---- Information shown

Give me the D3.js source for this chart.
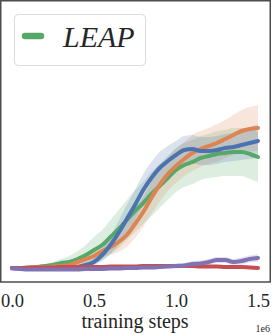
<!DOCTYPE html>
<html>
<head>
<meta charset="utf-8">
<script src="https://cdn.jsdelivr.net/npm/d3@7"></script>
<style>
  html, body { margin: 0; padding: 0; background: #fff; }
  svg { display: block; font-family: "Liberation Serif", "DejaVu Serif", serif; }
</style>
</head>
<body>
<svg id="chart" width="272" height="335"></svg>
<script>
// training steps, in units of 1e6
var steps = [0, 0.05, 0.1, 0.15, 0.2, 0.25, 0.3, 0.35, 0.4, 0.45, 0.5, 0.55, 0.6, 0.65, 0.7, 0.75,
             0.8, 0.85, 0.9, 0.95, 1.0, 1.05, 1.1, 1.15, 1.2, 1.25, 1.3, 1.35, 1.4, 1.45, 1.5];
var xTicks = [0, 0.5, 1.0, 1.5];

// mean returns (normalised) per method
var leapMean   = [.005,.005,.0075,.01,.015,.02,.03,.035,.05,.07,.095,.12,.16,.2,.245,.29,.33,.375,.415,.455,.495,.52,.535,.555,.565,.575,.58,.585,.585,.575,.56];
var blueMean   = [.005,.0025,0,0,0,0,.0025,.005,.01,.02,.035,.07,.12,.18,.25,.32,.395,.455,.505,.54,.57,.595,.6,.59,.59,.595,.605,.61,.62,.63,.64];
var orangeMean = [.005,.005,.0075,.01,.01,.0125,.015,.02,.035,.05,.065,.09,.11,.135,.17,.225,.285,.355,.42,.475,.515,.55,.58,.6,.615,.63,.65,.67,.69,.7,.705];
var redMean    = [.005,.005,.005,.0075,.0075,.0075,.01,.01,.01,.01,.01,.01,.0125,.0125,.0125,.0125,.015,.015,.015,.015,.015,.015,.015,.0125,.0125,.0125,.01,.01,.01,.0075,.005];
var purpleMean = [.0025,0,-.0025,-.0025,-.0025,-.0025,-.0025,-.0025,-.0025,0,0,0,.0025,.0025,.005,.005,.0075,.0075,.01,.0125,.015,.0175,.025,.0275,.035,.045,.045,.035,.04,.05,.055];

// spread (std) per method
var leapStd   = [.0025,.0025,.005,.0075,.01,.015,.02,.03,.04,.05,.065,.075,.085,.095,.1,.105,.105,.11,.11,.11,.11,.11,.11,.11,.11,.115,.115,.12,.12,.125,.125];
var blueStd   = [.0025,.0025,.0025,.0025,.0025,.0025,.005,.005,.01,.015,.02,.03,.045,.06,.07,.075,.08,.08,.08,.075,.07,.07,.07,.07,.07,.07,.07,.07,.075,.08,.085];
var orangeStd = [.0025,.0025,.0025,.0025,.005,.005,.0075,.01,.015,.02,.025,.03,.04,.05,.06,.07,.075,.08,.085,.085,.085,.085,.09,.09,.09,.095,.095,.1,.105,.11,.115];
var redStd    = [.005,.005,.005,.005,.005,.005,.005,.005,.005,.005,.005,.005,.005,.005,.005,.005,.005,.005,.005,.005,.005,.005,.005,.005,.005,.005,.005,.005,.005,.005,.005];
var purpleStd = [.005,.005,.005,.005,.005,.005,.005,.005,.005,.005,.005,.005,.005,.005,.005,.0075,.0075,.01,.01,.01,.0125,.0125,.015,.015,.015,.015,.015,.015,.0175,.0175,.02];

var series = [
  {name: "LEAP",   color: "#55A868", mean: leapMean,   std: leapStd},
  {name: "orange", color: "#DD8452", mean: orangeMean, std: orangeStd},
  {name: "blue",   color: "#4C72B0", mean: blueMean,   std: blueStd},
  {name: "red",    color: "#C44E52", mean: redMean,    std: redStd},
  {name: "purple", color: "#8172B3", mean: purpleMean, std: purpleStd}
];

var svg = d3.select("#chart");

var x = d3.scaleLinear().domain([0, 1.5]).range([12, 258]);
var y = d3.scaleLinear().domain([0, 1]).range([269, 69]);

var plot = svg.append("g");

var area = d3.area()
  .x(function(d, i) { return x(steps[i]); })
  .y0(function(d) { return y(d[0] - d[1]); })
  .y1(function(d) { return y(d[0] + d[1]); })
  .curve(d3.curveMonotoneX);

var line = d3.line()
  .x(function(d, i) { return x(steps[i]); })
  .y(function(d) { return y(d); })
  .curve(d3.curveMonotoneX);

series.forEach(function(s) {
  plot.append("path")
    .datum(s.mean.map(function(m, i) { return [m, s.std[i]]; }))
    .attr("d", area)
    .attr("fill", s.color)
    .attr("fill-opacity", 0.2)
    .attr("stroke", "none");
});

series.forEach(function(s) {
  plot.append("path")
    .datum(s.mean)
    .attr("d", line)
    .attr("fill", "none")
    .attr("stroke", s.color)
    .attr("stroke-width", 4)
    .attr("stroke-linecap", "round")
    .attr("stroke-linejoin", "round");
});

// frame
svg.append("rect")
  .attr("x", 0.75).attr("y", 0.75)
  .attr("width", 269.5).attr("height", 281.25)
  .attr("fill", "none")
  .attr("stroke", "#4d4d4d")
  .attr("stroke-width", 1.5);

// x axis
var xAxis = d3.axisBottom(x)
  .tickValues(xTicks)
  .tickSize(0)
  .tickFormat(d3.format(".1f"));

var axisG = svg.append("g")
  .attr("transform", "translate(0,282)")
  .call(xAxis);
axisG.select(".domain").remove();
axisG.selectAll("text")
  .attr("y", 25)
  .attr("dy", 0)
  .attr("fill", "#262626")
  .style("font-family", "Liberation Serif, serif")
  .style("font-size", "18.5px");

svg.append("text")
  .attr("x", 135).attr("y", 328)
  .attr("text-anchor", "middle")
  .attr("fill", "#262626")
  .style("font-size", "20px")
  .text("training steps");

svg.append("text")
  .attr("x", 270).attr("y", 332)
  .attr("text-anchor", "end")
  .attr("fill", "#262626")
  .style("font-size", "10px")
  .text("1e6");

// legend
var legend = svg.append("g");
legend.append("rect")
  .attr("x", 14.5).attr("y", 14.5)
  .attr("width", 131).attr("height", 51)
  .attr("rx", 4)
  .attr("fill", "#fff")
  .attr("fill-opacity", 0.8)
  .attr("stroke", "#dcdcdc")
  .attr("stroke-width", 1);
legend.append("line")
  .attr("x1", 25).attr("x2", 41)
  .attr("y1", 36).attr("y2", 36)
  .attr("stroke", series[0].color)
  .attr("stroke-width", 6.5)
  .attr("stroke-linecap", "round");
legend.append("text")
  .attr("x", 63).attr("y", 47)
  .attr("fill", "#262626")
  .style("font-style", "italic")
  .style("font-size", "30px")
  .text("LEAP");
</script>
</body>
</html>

--------

Stated goal: Leave out any pictures and return exactly the lines from the beginning of the data through the line with "var xTicks = [0, 0.5, 1.0, 1.5];", inclusive.

Exercise response:
Give me the D3.js source for this chart.
<!DOCTYPE html>
<html>
<head>
<meta charset="utf-8">
<script src="https://cdn.jsdelivr.net/npm/d3@7"></script>
<style>
  html, body { margin: 0; padding: 0; background: #fff; }
  svg { display: block; font-family: "Liberation Serif", "DejaVu Serif", serif; }
</style>
</head>
<body>
<svg id="chart" width="272" height="335"></svg>
<script>
// training steps, in units of 1e6
var steps = [0, 0.05, 0.1, 0.15, 0.2, 0.25, 0.3, 0.35, 0.4, 0.45, 0.5, 0.55, 0.6, 0.65, 0.7, 0.75,
             0.8, 0.85, 0.9, 0.95, 1.0, 1.05, 1.1, 1.15, 1.2, 1.25, 1.3, 1.35, 1.4, 1.45, 1.5];
var xTicks = [0, 0.5, 1.0, 1.5];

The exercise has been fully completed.